>> start

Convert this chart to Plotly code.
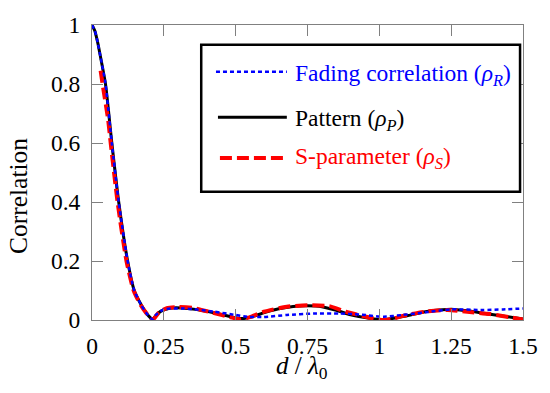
import plotly.graph_objects as go

# ---- data ----
d_pattern = [0, 0.01, 0.02, 0.03, 0.047, 0.069, 0.093, 0.124, 0.147, 0.172, 0.19, 0.205, 0.212,
             0.22, 0.24, 0.27, 0.31, 0.36, 0.42, 0.48, 0.52, 0.56, 0.6, 0.65, 0.7, 0.75, 0.8,
             0.85, 0.9, 0.95, 1.0, 1.02, 1.05, 1.1, 1.16, 1.22, 1.26, 1.31, 1.38, 1.44, 1.5]
rho_pattern = [1.0, 0.98, 0.94, 0.89, 0.8, 0.6, 0.4, 0.2, 0.1, 0.05, 0.022, 0.006, 0.002,
               0.012, 0.03, 0.04, 0.041, 0.036, 0.025, 0.012, 0.005, 0.012, 0.025, 0.038, 0.046,
               0.048, 0.045, 0.033, 0.018, 0.008, 0.002, 0.001, 0.006, 0.015, 0.028, 0.035,
               0.036, 0.031, 0.02, 0.012, 0.003]

d_sparam = [0.03, 0.039, 0.056, 0.065, 0.089, 0.12, 0.145, 0.17, 0.19, 0.205,
            0.213, 0.233, 0.26, 0.3, 0.35, 0.42, 0.48, 0.518, 0.55, 0.598, 0.678, 0.75, 0.826,
            0.884, 0.929, 0.98, 1.015, 1.05, 1.078, 1.158, 1.238, 1.306, 1.386, 1.45, 1.5]
rho_sparam = [0.845, 0.786, 0.68, 0.6, 0.4, 0.2, 0.1, 0.05, 0.022, 0.005,
              0.002, 0.026, 0.04, 0.044, 0.041, 0.025, 0.01, 0.002, 0.01, 0.028, 0.045, 0.05,
              0.047, 0.028, 0.017, 0.005, 0.0, 0.005, 0.013, 0.028, 0.034, 0.028, 0.02, 0.01, 0.002]

d_fading = [0, 0.01, 0.02, 0.03, 0.047, 0.069, 0.093, 0.124, 0.147, 0.172, 0.19, 0.205, 0.212,
            0.22, 0.25, 0.313, 0.37, 0.427, 0.5, 0.541, 0.598, 0.678, 0.77, 0.86, 0.93, 1.015,
            1.08, 1.16, 1.25, 1.36, 1.43, 1.5]
rho_fading = [1.0, 0.98, 0.94, 0.89, 0.8, 0.6, 0.4, 0.2, 0.1, 0.05, 0.022, 0.006, 0.003,
              0.015, 0.036, 0.039, 0.035, 0.028, 0.017, 0.011, 0.01, 0.017, 0.022, 0.022, 0.019,
              0.011, 0.017, 0.026, 0.036, 0.034, 0.036, 0.039]

x_ticks = [0, 0.25, 0.5, 0.75, 1, 1.25, 1.5]
x_tick_labels = ["0", "0.25", "0.5", "0.75", "1", "1.25", "1.5"]
y_ticks = [0, 0.2, 0.4, 0.6, 0.8, 1]
y_tick_labels = ["0", "0.2", "0.4", "0.6", "0.8", "1"]

legend_names = ["Fading correlation (<i>ρ<sub>R</sub></i>)",
                "Pattern (<i>ρ<sub>P</sub></i>)",
                "S-parameter (<i>ρ<sub>S</sub></i>)"]

BLUE = "#0000ff"
BLACK = "#000000"
RED = "#ff0000"
FONT = "Liberation Serif, Times New Roman, serif"
BLUE_DASH = "4px,3px"
RED_DASH = "12px,5px"

fig = go.Figure()
fig.add_trace(go.Scatter(x=d_pattern, y=rho_pattern, mode="lines",
                         line=dict(color=BLACK, width=3, shape="spline", smoothing=0.6),
                         showlegend=False))
fig.add_trace(go.Scatter(x=d_sparam, y=rho_sparam, mode="lines",
                         line=dict(color=RED, width=4, dash=RED_DASH, shape="spline", smoothing=0.6),
                         showlegend=False))
fig.add_trace(go.Scatter(x=d_fading, y=rho_fading, mode="lines",
                         line=dict(color=BLUE, width=2.5, dash=BLUE_DASH, shape="spline", smoothing=0.6),
                         showlegend=False))

# plot area in window pixels: left 92, right 530, top 23, bottom 320
L, R, T, B = 92, 530, 23, 320
W, H = 550, 393


def px(xp):
    return (xp - L) / (R - L)


def py(yp):
    return (B - yp) / (B - T)


shapes = [
    dict(type="rect", xref="paper", yref="paper", x0=px(203), x1=px(527), y0=py(191), y1=py(43),
         line=dict(color="black", width=2.5), fillcolor="white", layer="above"),
]
rows = [(70, BLUE, BLUE_DASH, 2.5, 218), (116, BLACK, "solid", 3, 220), (157, RED, RED_DASH, 4, 222)]
annotations = []
text_y = [73, 119, 157]
for (yy, c, dsh, w, x0), name, ty in zip(rows, legend_names, text_y):
    shapes.append(dict(type="line", xref="paper", yref="paper", x0=px(x0), x1=px(290),
                       y0=py(yy), y1=py(yy), line=dict(color=c, width=w, dash=dsh), layer="above"))
    annotations.append(dict(text=name, xref="paper", yref="paper", x=px(296), y=py(ty),
                            xanchor="left", yanchor="middle", showarrow=False,
                            font=dict(family=FONT, size=23.5, color=c)))

annotations.append(dict(text="Correlation", xref="paper", yref="paper", x=px(18), y=py(195),
                        xanchor="center", yanchor="middle", textangle=-90, showarrow=False,
                        font=dict(family=FONT, size=25.5, color="black")))
annotations.append(dict(text="<i>d</i> / <i>λ</i><sub>0</sub>", xref="paper", yref="paper",
                        x=px(305), y=py(368), xanchor="center", yanchor="middle", showarrow=False,
                        font=dict(family=FONT, size=25, color="black")))

axis_common = dict(showline=True, linecolor="#808080", linewidth=1, mirror="ticks",
                   ticks="inside", ticklen=11, tickcolor="#808080", tickwidth=1,
                   showgrid=False, zeroline=False,
                   tickfont=dict(family=FONT, size=23.5, color="black"))

fig.update_layout(
    width=W, height=H,
    margin=dict(l=L, r=W - R, t=T, b=H - B),
    paper_bgcolor="white", plot_bgcolor="white",
    xaxis=dict(range=[0, 1.5], tickvals=x_ticks, ticktext=x_tick_labels,
               ticklabelstandoff=5, **axis_common),
    yaxis=dict(range=[0, 1], tickvals=y_ticks, ticktext=y_tick_labels,
               ticklabelstandoff=6, **axis_common),
    shapes=shapes,
    annotations=annotations,
    showlegend=False,
)

fig.write_html("out.html",
               config={"displayModeBar": False},
               post_script="document.body.style.margin='0';document.body.style.overflow='hidden';")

>> end

Restate, line by line and word for word, everything from the top of the material through the line that contains "0.036, 0.031, 0.02, 0.012, 0.003]". Leave pictures out.

COMPLETE OUTPUT
Convert this chart to Plotly code.
import plotly.graph_objects as go

# ---- data ----
d_pattern = [0, 0.01, 0.02, 0.03, 0.047, 0.069, 0.093, 0.124, 0.147, 0.172, 0.19, 0.205, 0.212,
             0.22, 0.24, 0.27, 0.31, 0.36, 0.42, 0.48, 0.52, 0.56, 0.6, 0.65, 0.7, 0.75, 0.8,
             0.85, 0.9, 0.95, 1.0, 1.02, 1.05, 1.1, 1.16, 1.22, 1.26, 1.31, 1.38, 1.44, 1.5]
rho_pattern = [1.0, 0.98, 0.94, 0.89, 0.8, 0.6, 0.4, 0.2, 0.1, 0.05, 0.022, 0.006, 0.002,
               0.012, 0.03, 0.04, 0.041, 0.036, 0.025, 0.012, 0.005, 0.012, 0.025, 0.038, 0.046,
               0.048, 0.045, 0.033, 0.018, 0.008, 0.002, 0.001, 0.006, 0.015, 0.028, 0.035,
               0.036, 0.031, 0.02, 0.012, 0.003]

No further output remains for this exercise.